How to remove all non-alpha numeric characters from a string in MySQL?

Using MySQL 8.0 or higher

Courtesy of michal.jakubeczy's answer below, replacing by Regex is now supported by MySQL:

UPDATE {table} SET {column} = REGEXP_REPLACE({column}, '[^0-9a-zA-Z ]', '')

Using MySQL 5.7 or lower

Regex isn't supported here. I had to create my own function called alphanum which stripped the chars for me:

DROP FUNCTION IF EXISTS alphanum; 
DELIMITER | 
CREATE FUNCTION alphanum( str CHAR(255) ) RETURNS CHAR(255) DETERMINISTIC
BEGIN 
  DECLARE i, len SMALLINT DEFAULT 1; 
  DECLARE ret CHAR(255) DEFAULT ''; 
  DECLARE c CHAR(1);
  IF str IS NOT NULL THEN 
    SET len = CHAR_LENGTH( str ); 
    REPEAT 
      BEGIN 
        SET c = MID( str, i, 1 ); 
        IF c REGEXP '[[:alnum:]]' THEN 
          SET ret=CONCAT(ret,c); 
        END IF; 
        SET i = i + 1; 
      END; 
    UNTIL i > len END REPEAT; 
  ELSE
    SET ret='';
  END IF;
  RETURN ret; 
END | 
DELIMITER ; 

Now I can do:

select 'This works finally!', alphanum('This works finally!');

and I get:

+---------------------+---------------------------------+
| This works finally! | alphanum('This works finally!') |
+---------------------+---------------------------------+
| This works finally! | Thisworksfinally                |
+---------------------+---------------------------------+
1 row in set (0.00 sec)

Hurray!


From a performance point of view, (and on the assumption that you read more than you write)

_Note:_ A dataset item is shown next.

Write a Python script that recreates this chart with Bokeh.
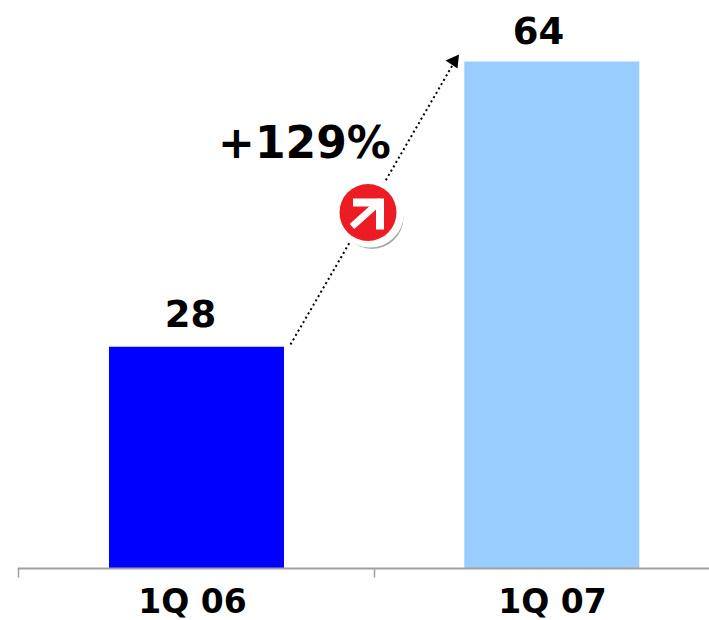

I think the best way would be to pre calculate and store a stripped version of the column, This way you do the transform less.

You can then put an index on the new column and get the database to do the work for you.


SELECT teststring REGEXP '[[:alnum:]]+';

SELECT * FROM testtable WHERE test REGEXP '[[:alnum:]]+'; 

See: http://dev.mysql.com/doc/refman/5.1/en/regexp.html
Scroll down to the section that says: [:character_class:]

If you want to manipulate strings the fastest way will be to use a str_udf, see:
https://github.com/hholzgra/mysql-udf-regexp


Since MySQL 8.0 you can use regular expression to remove non alphanumeric characters from a string. There is method REGEXP_REPLACE

Here is the code to remove non-alphanumeric characters:

UPDATE {table} SET {column} = REGEXP_REPLACE({column}, '[^0-9a-zA-Z ]', '')